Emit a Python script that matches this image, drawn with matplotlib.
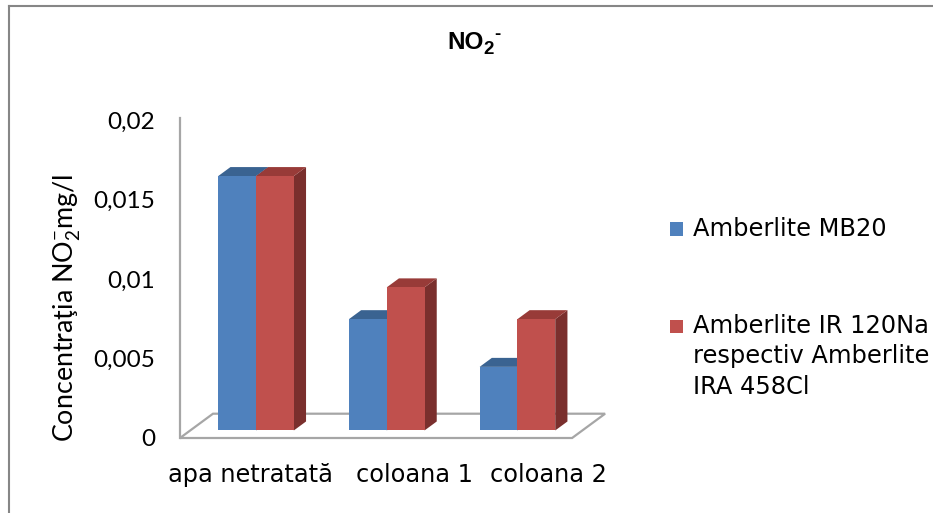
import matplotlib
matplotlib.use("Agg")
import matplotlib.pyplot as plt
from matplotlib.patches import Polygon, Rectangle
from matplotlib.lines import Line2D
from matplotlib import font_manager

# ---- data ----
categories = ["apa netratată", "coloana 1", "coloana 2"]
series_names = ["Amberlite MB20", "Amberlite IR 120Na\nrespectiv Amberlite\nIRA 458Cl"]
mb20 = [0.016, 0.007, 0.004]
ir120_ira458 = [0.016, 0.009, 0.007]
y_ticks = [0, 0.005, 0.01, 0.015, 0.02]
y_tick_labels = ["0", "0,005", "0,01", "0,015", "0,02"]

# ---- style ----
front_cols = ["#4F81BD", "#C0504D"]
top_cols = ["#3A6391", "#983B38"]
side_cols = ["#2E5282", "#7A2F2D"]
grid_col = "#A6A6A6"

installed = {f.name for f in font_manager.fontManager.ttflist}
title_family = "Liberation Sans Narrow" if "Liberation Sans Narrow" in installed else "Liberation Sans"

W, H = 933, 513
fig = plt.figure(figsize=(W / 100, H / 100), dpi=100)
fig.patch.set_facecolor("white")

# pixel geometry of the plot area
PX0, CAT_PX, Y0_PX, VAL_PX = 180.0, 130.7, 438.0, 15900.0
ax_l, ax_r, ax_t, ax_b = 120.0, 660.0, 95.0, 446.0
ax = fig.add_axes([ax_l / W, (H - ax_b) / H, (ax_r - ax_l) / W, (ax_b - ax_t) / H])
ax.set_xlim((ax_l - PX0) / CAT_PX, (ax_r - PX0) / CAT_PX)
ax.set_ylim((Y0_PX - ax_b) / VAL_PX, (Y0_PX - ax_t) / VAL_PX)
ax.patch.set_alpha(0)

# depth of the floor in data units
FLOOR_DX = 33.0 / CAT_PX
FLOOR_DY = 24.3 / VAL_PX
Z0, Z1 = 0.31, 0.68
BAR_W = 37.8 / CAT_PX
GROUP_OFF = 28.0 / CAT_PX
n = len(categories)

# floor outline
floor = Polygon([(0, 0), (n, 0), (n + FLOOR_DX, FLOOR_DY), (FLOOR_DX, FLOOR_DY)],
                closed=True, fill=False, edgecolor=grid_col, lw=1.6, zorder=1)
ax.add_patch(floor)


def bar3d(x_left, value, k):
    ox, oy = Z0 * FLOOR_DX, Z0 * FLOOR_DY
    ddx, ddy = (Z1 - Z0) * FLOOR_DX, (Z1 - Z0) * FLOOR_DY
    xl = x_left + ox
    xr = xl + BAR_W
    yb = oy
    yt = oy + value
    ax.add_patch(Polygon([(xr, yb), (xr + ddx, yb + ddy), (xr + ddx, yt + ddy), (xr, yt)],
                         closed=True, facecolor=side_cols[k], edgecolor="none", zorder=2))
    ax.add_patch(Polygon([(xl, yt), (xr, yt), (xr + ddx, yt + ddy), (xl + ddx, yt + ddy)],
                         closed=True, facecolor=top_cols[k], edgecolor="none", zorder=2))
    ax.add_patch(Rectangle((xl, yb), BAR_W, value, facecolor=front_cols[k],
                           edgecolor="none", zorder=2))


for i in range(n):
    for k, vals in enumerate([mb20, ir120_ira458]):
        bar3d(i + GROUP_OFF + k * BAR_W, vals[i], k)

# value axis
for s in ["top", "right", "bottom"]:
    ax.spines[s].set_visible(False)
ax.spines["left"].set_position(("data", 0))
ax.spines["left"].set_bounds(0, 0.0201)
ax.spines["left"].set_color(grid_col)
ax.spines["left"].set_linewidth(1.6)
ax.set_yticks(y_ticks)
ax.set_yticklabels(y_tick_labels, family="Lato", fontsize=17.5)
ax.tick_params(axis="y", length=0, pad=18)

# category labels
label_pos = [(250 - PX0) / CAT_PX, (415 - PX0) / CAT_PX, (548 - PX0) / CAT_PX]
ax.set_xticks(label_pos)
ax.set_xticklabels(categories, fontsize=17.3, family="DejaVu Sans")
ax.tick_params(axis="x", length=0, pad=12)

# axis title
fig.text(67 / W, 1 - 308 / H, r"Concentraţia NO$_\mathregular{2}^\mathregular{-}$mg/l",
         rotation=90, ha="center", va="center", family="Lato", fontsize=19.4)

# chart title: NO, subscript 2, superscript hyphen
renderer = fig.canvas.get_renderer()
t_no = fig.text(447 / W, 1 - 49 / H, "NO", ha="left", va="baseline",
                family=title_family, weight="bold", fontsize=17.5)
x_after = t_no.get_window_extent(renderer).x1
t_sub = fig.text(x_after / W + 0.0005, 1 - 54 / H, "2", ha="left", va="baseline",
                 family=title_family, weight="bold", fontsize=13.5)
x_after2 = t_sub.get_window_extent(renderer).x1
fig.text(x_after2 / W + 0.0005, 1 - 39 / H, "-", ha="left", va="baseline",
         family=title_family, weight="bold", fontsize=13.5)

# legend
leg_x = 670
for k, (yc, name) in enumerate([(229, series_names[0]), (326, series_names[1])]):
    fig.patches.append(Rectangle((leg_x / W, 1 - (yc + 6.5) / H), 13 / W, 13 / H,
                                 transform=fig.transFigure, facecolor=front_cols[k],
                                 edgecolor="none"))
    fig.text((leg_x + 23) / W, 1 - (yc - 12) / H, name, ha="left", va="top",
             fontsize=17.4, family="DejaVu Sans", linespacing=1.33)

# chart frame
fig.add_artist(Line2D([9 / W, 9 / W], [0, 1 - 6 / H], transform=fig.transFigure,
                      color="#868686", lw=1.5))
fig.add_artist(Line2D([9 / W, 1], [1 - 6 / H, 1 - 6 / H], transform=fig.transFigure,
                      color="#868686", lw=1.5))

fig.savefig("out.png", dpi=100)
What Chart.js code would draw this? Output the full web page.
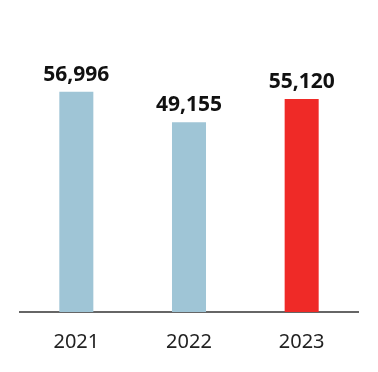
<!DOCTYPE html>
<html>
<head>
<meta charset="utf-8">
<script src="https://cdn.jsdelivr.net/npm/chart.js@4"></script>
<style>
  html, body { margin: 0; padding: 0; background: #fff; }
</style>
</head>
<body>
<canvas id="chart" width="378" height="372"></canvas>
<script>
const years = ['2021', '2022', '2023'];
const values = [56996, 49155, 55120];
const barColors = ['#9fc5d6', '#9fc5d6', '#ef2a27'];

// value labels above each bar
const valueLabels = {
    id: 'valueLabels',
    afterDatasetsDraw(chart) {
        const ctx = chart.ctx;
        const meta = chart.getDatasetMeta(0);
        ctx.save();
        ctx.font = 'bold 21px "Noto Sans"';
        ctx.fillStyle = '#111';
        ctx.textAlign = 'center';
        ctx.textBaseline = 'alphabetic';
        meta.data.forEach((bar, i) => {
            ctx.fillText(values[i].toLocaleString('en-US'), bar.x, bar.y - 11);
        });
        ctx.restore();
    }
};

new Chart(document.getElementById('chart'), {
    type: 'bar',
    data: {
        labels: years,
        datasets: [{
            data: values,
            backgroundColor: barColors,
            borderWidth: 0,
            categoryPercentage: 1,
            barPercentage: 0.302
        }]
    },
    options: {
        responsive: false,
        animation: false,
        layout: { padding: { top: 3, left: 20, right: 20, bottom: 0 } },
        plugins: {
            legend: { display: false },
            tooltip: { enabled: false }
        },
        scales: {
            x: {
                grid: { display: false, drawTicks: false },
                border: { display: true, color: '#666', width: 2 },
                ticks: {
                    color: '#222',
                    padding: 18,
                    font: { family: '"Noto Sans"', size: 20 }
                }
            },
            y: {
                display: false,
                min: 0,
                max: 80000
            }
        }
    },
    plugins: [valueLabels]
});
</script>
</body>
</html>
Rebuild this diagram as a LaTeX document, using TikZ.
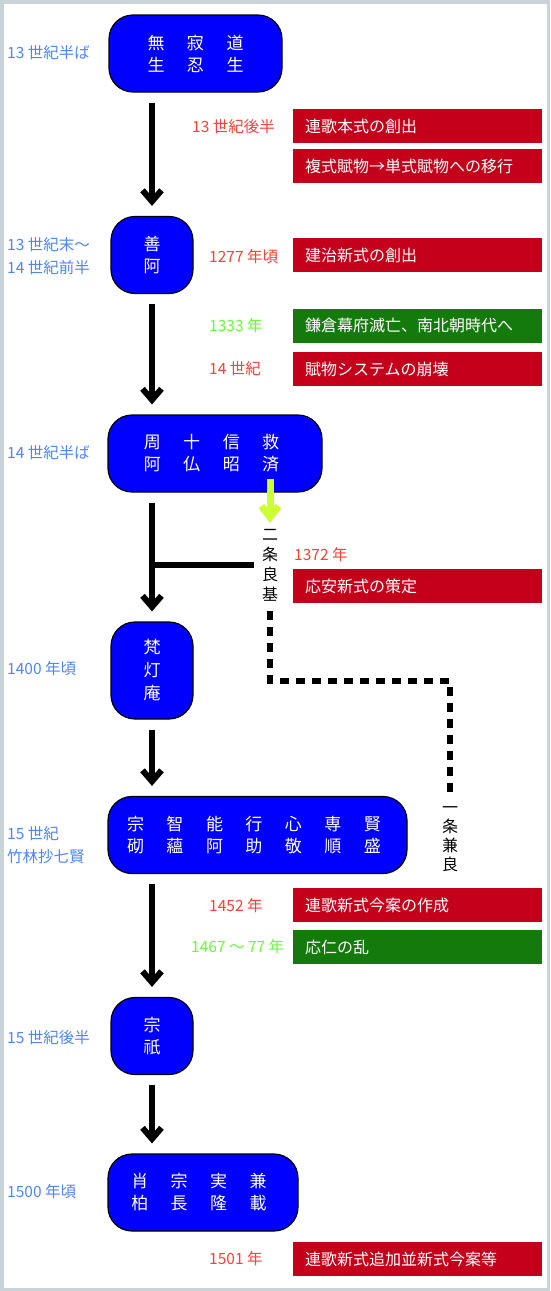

Exercise goal: Replicate the material above verbatim; images stay out of the copy.

Problem solution:
Emit a Python script that matches this image, drawn with matplotlib.
import matplotlib
matplotlib.use("Agg")
import matplotlib.pyplot as plt
from matplotlib.patches import Polygon, Rectangle
from matplotlib.lines import Line2D
from matplotlib import font_manager

# ---- data ----
categories = ["apa netratată", "coloana 1", "coloana 2"]
series_names = ["Amberlite MB20", "Amberlite IR 120Na\nrespectiv Amberlite\nIRA 458Cl"]
mb20 = [0.016, 0.007, 0.004]
ir120_ira458 = [0.016, 0.009, 0.007]
y_ticks = [0, 0.005, 0.01, 0.015, 0.02]
y_tick_labels = ["0", "0,005", "0,01", "0,015", "0,02"]

# ---- style ----
front_cols = ["#4F81BD", "#C0504D"]
top_cols = ["#3A6391", "#983B38"]
side_cols = ["#2E5282", "#7A2F2D"]
grid_col = "#A6A6A6"

installed = {f.name for f in font_manager.fontManager.ttflist}
title_family = "Liberation Sans Narrow" if "Liberation Sans Narrow" in installed else "Liberation Sans"

W, H = 933, 513
fig = plt.figure(figsize=(W / 100, H / 100), dpi=100)
fig.patch.set_facecolor("white")

# pixel geometry of the plot area
PX0, CAT_PX, Y0_PX, VAL_PX = 180.0, 130.7, 438.0, 15900.0
ax_l, ax_r, ax_t, ax_b = 120.0, 660.0, 95.0, 446.0
ax = fig.add_axes([ax_l / W, (H - ax_b) / H, (ax_r - ax_l) / W, (ax_b - ax_t) / H])
ax.set_xlim((ax_l - PX0) / CAT_PX, (ax_r - PX0) / CAT_PX)
ax.set_ylim((Y0_PX - ax_b) / VAL_PX, (Y0_PX - ax_t) / VAL_PX)
ax.patch.set_alpha(0)

# depth of the floor in data units
FLOOR_DX = 33.0 / CAT_PX
FLOOR_DY = 24.3 / VAL_PX
Z0, Z1 = 0.31, 0.68
BAR_W = 37.8 / CAT_PX
GROUP_OFF = 28.0 / CAT_PX
n = len(categories)

# floor outline
floor = Polygon([(0, 0), (n, 0), (n + FLOOR_DX, FLOOR_DY), (FLOOR_DX, FLOOR_DY)],
                closed=True, fill=False, edgecolor=grid_col, lw=1.6, zorder=1)
ax.add_patch(floor)


def bar3d(x_left, value, k):
    ox, oy = Z0 * FLOOR_DX, Z0 * FLOOR_DY
    ddx, ddy = (Z1 - Z0) * FLOOR_DX, (Z1 - Z0) * FLOOR_DY
    xl = x_left + ox
    xr = xl + BAR_W
    yb = oy
    yt = oy + value
    ax.add_patch(Polygon([(xr, yb), (xr + ddx, yb + ddy), (xr + ddx, yt + ddy), (xr, yt)],
                         closed=True, facecolor=side_cols[k], edgecolor="none", zorder=2))
    ax.add_patch(Polygon([(xl, yt), (xr, yt), (xr + ddx, yt + ddy), (xl + ddx, yt + ddy)],
                         closed=True, facecolor=top_cols[k], edgecolor="none", zorder=2))
    ax.add_patch(Rectangle((xl, yb), BAR_W, value, facecolor=front_cols[k],
                           edgecolor="none", zorder=2))


for i in range(n):
    for k, vals in enumerate([mb20, ir120_ira458]):
        bar3d(i + GROUP_OFF + k * BAR_W, vals[i], k)

# value axis
for s in ["top", "right", "bottom"]:
    ax.spines[s].set_visible(False)
ax.spines["left"].set_position(("data", 0))
ax.spines["left"].set_bounds(0, 0.0201)
ax.spines["left"].set_color(grid_col)
ax.spines["left"].set_linewidth(1.6)
ax.set_yticks(y_ticks)
ax.set_yticklabels(y_tick_labels, family="Lato", fontsize=17.5)
ax.tick_params(axis="y", length=0, pad=18)

# category labels
label_pos = [(250 - PX0) / CAT_PX, (415 - PX0) / CAT_PX, (548 - PX0) / CAT_PX]
ax.set_xticks(label_pos)
ax.set_xticklabels(categories, fontsize=17.3, family="DejaVu Sans")
ax.tick_params(axis="x", length=0, pad=12)

# axis title
fig.text(67 / W, 1 - 308 / H, r"Concentraţia NO$_\mathregular{2}^\mathregular{-}$mg/l",
         rotation=90, ha="center", va="center", family="Lato", fontsize=19.4)

# chart title: NO, subscript 2, superscript hyphen
renderer = fig.canvas.get_renderer()
t_no = fig.text(447 / W, 1 - 49 / H, "NO", ha="left", va="baseline",
                family=title_family, weight="bold", fontsize=17.5)
x_after = t_no.get_window_extent(renderer).x1
t_sub = fig.text(x_after / W + 0.0005, 1 - 54 / H, "2", ha="left", va="baseline",
                 family=title_family, weight="bold", fontsize=13.5)
x_after2 = t_sub.get_window_extent(renderer).x1
fig.text(x_after2 / W + 0.0005, 1 - 39 / H, "-", ha="left", va="baseline",
         family=title_family, weight="bold", fontsize=13.5)

# legend
leg_x = 670
for k, (yc, name) in enumerate([(229, series_names[0]), (326, series_names[1])]):
    fig.patches.append(Rectangle((leg_x / W, 1 - (yc + 6.5) / H), 13 / W, 13 / H,
                                 transform=fig.transFigure, facecolor=front_cols[k],
                                 edgecolor="none"))
    fig.text((leg_x + 23) / W, 1 - (yc - 12) / H, name, ha="left", va="top",
             fontsize=17.4, family="DejaVu Sans", linespacing=1.33)

# chart frame
fig.add_artist(Line2D([9 / W, 9 / W], [0, 1 - 6 / H], transform=fig.transFigure,
                      color="#868686", lw=1.5))
fig.add_artist(Line2D([9 / W, 1], [1 - 6 / H, 1 - 6 / H], transform=fig.transFigure,
                      color="#868686", lw=1.5))

fig.savefig("out.png", dpi=100)
What Chart.js code would draw this? Output the full web page.
<!DOCTYPE html>
<html>
<head>
<meta charset="utf-8">
<script src="https://cdn.jsdelivr.net/npm/chart.js@4"></script>
<style>
  html, body { margin: 0; padding: 0; background: #fff; }
</style>
</head>
<body>
<canvas id="chart" width="378" height="372"></canvas>
<script>
const years = ['2021', '2022', '2023'];
const values = [56996, 49155, 55120];
const barColors = ['#9fc5d6', '#9fc5d6', '#ef2a27'];

// value labels above each bar
const valueLabels = {
    id: 'valueLabels',
    afterDatasetsDraw(chart) {
        const ctx = chart.ctx;
        const meta = chart.getDatasetMeta(0);
        ctx.save();
        ctx.font = 'bold 21px "Noto Sans"';
        ctx.fillStyle = '#111';
        ctx.textAlign = 'center';
        ctx.textBaseline = 'alphabetic';
        meta.data.forEach((bar, i) => {
            ctx.fillText(values[i].toLocaleString('en-US'), bar.x, bar.y - 11);
        });
        ctx.restore();
    }
};

new Chart(document.getElementById('chart'), {
    type: 'bar',
    data: {
        labels: years,
        datasets: [{
            data: values,
            backgroundColor: barColors,
            borderWidth: 0,
            categoryPercentage: 1,
            barPercentage: 0.302
        }]
    },
    options: {
        responsive: false,
        animation: false,
        layout: { padding: { top: 3, left: 20, right: 20, bottom: 0 } },
        plugins: {
            legend: { display: false },
            tooltip: { enabled: false }
        },
        scales: {
            x: {
                grid: { display: false, drawTicks: false },
                border: { display: true, color: '#666', width: 2 },
                ticks: {
                    color: '#222',
                    padding: 18,
                    font: { family: '"Noto Sans"', size: 20 }
                }
            },
            y: {
                display: false,
                min: 0,
                max: 80000
            }
        }
    },
    plugins: [valueLabels]
});
</script>
</body>
</html>
Rebuild this diagram as a LaTeX document, using TikZ.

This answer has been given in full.